A slightly nicer version of the proportional line plot might be the same idea but with cumulative probabilities or proportions. We again can easily see that the treatment is having the desired effect, as the cumulative proportion is higher at the low end of the scale. I actually like this one, but it may be harder for folks to interpret, particularly if they haven’t worked with ordinal data extensively. Perhaps the first plot and this one in tandem would work well to give a complete picture.

dsum[, cumprop := cumsum(prop), keyby = rx]

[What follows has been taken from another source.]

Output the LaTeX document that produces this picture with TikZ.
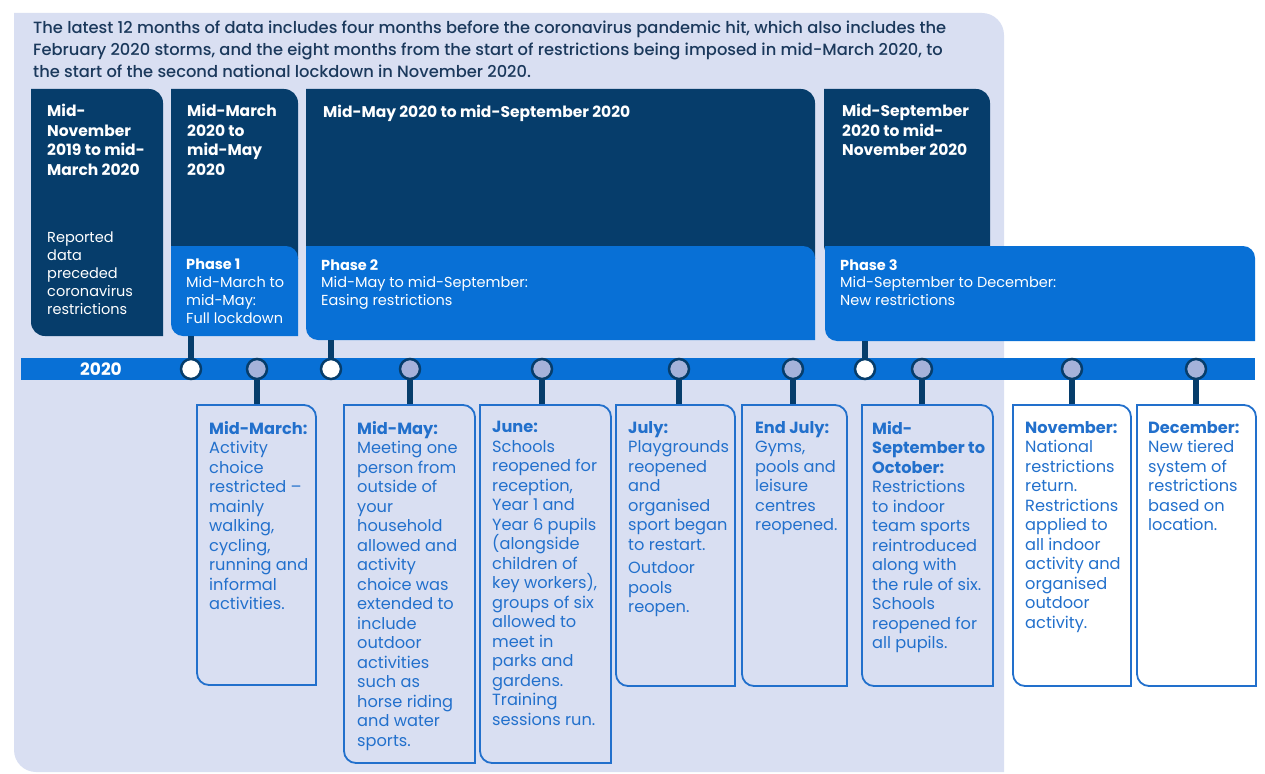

ggplot(data = dsum, aes(x = WHO, y = cumprop)) +
geom_line(aes(group = legend_label, color = legend_label), size = 1) +
geom_point(aes(color = legend_label), size = 2) +
scale_x_discrete(labels = c("virus-free", 1:9, "died")) +
ylim(0, 1) +
theme(panel.grid = element_blank(),
legend.title = element_blank(),
legend.position = c(.75, .2),
legend.background = element_rect(fill = "grey92"),
legend.key = element_rect(fill = "grey92")) +
scale_color_manual(values = c("#798E87", "#C27D38"),
guide = guide_legend(revers = TRUE)) +
ylab("cumulative proportion") +
xlab("WHO score") ### Distribution of outcome using stacked bars

The next one was inspired by a recent paper describing the results of an RCT assessing the effect of Hydroxychloroquine on COVID-19 patients. The plot is packed with information, but is still simple enough to understand. With a large number of categories, the stacked bars might not make it completely obvious that treatment appears effective. By using more colors, we might be able to overcome this. But I’ve reserved that for the final plot.

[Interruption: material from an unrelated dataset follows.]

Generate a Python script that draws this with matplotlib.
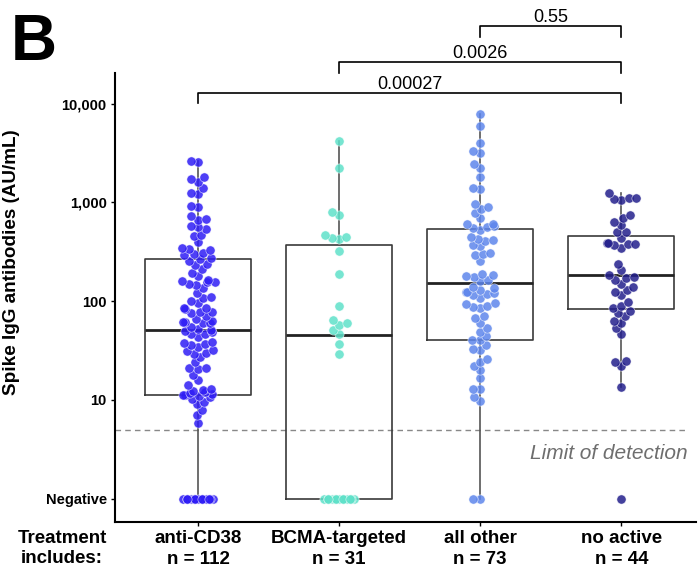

cc <- scales::seq_gradient_pal("#267efa", "white")(seq(0,1,length.out=11))
dsum[, linept := (rx == "treatment") * (2 - 0.3) + (rx == "control") * (1 + 0.3)]
dsum[, axis_label := factor(rx, labels = dnames[, axis_label])]

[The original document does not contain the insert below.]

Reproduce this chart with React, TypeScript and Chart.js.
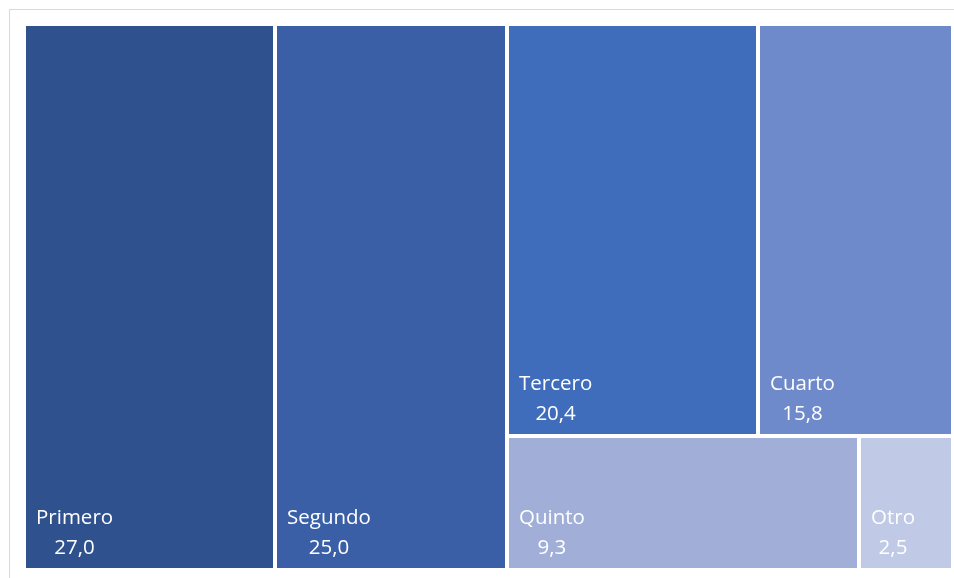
import React, { useEffect, useRef } from "react";
import { Chart, registerables } from "chart.js";

Chart.register(...registerables);

const categories = ["Primero", "Segundo", "Tercero", "Cuarto", "Quinto", "Otro"];
const values = [27.0, 25.0, 20.4, 15.8, 9.3, 2.5];
const colors = ["#2F528F", "#3A5FA6", "#3F6CBB", "#6E8ACB", "#A1AFD8", "#C0CAE6"];
// grouping: columns -> rows -> category indices
const layoutGroups = [[[0]], [[1]], [[2, 3], [4, 5]]];

const fmt = (v: number) => v.toFixed(1).replace(".", ",");

type Cell = { i: number; x0: number; x1: number; y0: number; y1: number };

function computeCells(): Cell[] {
  const total = values.reduce((a, b) => a + b, 0);
  const cells: Cell[] = [];
  let x = 0;
  for (const col of layoutGroups) {
    const colSum = col.flat().reduce((a, i) => a + values[i], 0);
    const w = (colSum / total) * 100;
    let y = 0;
    for (const row of col) {
      const rowSum = row.reduce((a, i) => a + values[i], 0);
      const h = (rowSum / colSum) * 100;
      let rx = x;
      for (const i of row) {
        const cw = (values[i] / rowSum) * w;
        cells.push({ i, x0: rx, x1: rx + cw, y0: y, y1: y + h });
        rx += cw;
      }
      y += h;
    }
    x += w;
  }
  return cells;
}

const treemapPlugin = {
  id: "treemapDraw",
  beforeDraw(chart: any) {
    const ctx = chart.ctx;
    ctx.save();
    ctx.strokeStyle = "#D9D9D9";
    ctx.lineWidth = 1;
    ctx.strokeRect(9.5, 9.5, 2000, 2000);
    ctx.restore();
  },
  afterDatasetsDraw(chart: any) {
    const ctx = chart.ctx;
    const xs = chart.scales.x;
    const ys = chart.scales.y;
    const gap = 2;
    ctx.save();
    for (const c of computeCells()) {
      const l = Math.round(xs.getPixelForValue(c.x0)) + gap;
      const r = Math.round(xs.getPixelForValue(c.x1)) - gap;
      const t = Math.round(ys.getPixelForValue(c.y0)) + gap;
      const b = Math.round(ys.getPixelForValue(c.y1)) - gap;
      ctx.fillStyle = colors[c.i];
      ctx.fillRect(l, t, r - l, b - t);
      ctx.fillStyle = "#FFFFFF";
      ctx.font = '20.5px "Open Sans", sans-serif';
      ctx.textBaseline = "alphabetic";
      ctx.textAlign = "left";
      const name = categories[c.i];
      const nx = l + 10;
      ctx.fillText(name, nx, b - 44);
      const nw = ctx.measureText(name).width;
      ctx.textAlign = "center";
      ctx.fillText(fmt(values[c.i]), nx + nw / 2, b - 14);
    }
    ctx.restore();
  },
};

export default function App() {
  const ref = useRef<HTMLCanvasElement>(null);
  useEffect(() => {
    if (!ref.current) return;
    const chart = new Chart(ref.current, {
      type: "scatter",
      data: {
        datasets: [
          {
            label: "Treemap",
            data: categories.map(() => ({ x: 0, y: 0 })),
            pointRadius: 0,
            pointHoverRadius: 0,
          },
        ],
      },
      options: {
        responsive: false,
        animation: false,
        events: [],
        layout: { padding: { left: 24, top: 24, right: 1, bottom: 8 } },
        plugins: { legend: { display: false }, tooltip: { enabled: false } },
        scales: {
          x: { type: "linear", min: 0, max: 100, display: false },
          y: { type: "linear", min: 0, max: 100, reverse: true, display: false },
        },
      },
      plugins: [treemapPlugin],
    });
    return () => chart.destroy();
  }, []);
  return (
    <canvas
      ref={ref}
      width={954}
      height={578}
      style={{ position: "absolute", left: 0, top: 0, width: 954, height: 578 }}
    />
  );
}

ggplot(data = dsum, aes( fill = WHO, y = N, x = axis_label)) +
geom_bar(position=position_fill(reverse=TRUE),
stat = "identity", width = 0.6) +
geom_line(aes(x = linept, y = N),
position = position_fill(reverse = TRUE),
lty = 3, size = .2, color = "black") +
geom_text(aes(label = scales::percent(prop, accuracy = 1L), y = prop),
position = position_stack(vjust = 0.5, reverse= TRUE),
size = 2.5, color = "grey20") +
theme(axis.title.x = element_blank(),
panel.grid = element_blank(),
legend.title = element_text(size = 8, face = "bold")) +
scale_fill_manual(
values = cc,
name = "WHO score",
labels = c("virus-free", 1:9, "died"),
guide = guide_legend(reverse = TRUE)) +
ylab("proportion") ### Distribution of outcome using divergent bars

In this last version, the stacked bars are rotated and shifted so that they diverge from the middle of the WHO scale. This emphasizes that the treatment arm does appear to have a higher proportion of patients who are doing relatively well. This divergent plot is a bit trickier to pull off manually using ggplot, and requires some manipulation of the factors to make it work out the way we want.

cc_low <- scales::seq_gradient_pal("#faa226", "white")(seq(0.2, 0.8, length.out=4))
cc_high <- scales::seq_gradient_pal("white", "#267efa")(seq(0.2, 0.8, length.out=7))
cc <- c(cc_low, cc_high)

dsum[, w_alt := factor(WHO, levels = 1:11, labels=letters[1:11])]
dsum_low <- dsum[as.numeric(w_alt) %in% c(1:4)]
dsum_high <- dsum[as.numeric(w_alt) %in% c(5:11)]
dsum_high[, w_alt := factor(w_alt, levels = letters[11:5])]

ggplot() +
geom_bar(
data = dsum_low,
aes(x = axis_label, y = -prop, fill = w_alt),
width = .6, stat="identity") +
geom_bar(
data = dsum_high,
aes(x = axis_label, y = prop, fill = w_alt),
width = .6, stat="identity") +
scale_fill_manual(
values = cc,
name = "WHO score",
labels = c("virus-free", 1:9, "died")) +
ylab("proportion") +
theme(panel.grid = element_blank(),
axis.title.y = element_blank(),
legend.title = element_text(size = 8, face = "bold")) +
scale_y_continuous(limits = c(-.50,.75),
breaks = c(-.50, -.25, 0, 0.25, .5, .75),
labels = c("50%", "25%","0%", "25%", "50%","75%")) +
geom_hline(yintercept = 0, color = "grey96") +
coord_flip() In the end, it is difficult to say which approach will be preferable - I think it will depend on the actual data and the differences between the groups. Of course, not all journals permit color, so that would certainly influence the design. But this is a good start: it gives us plenty to play around with once the data do finally arrive.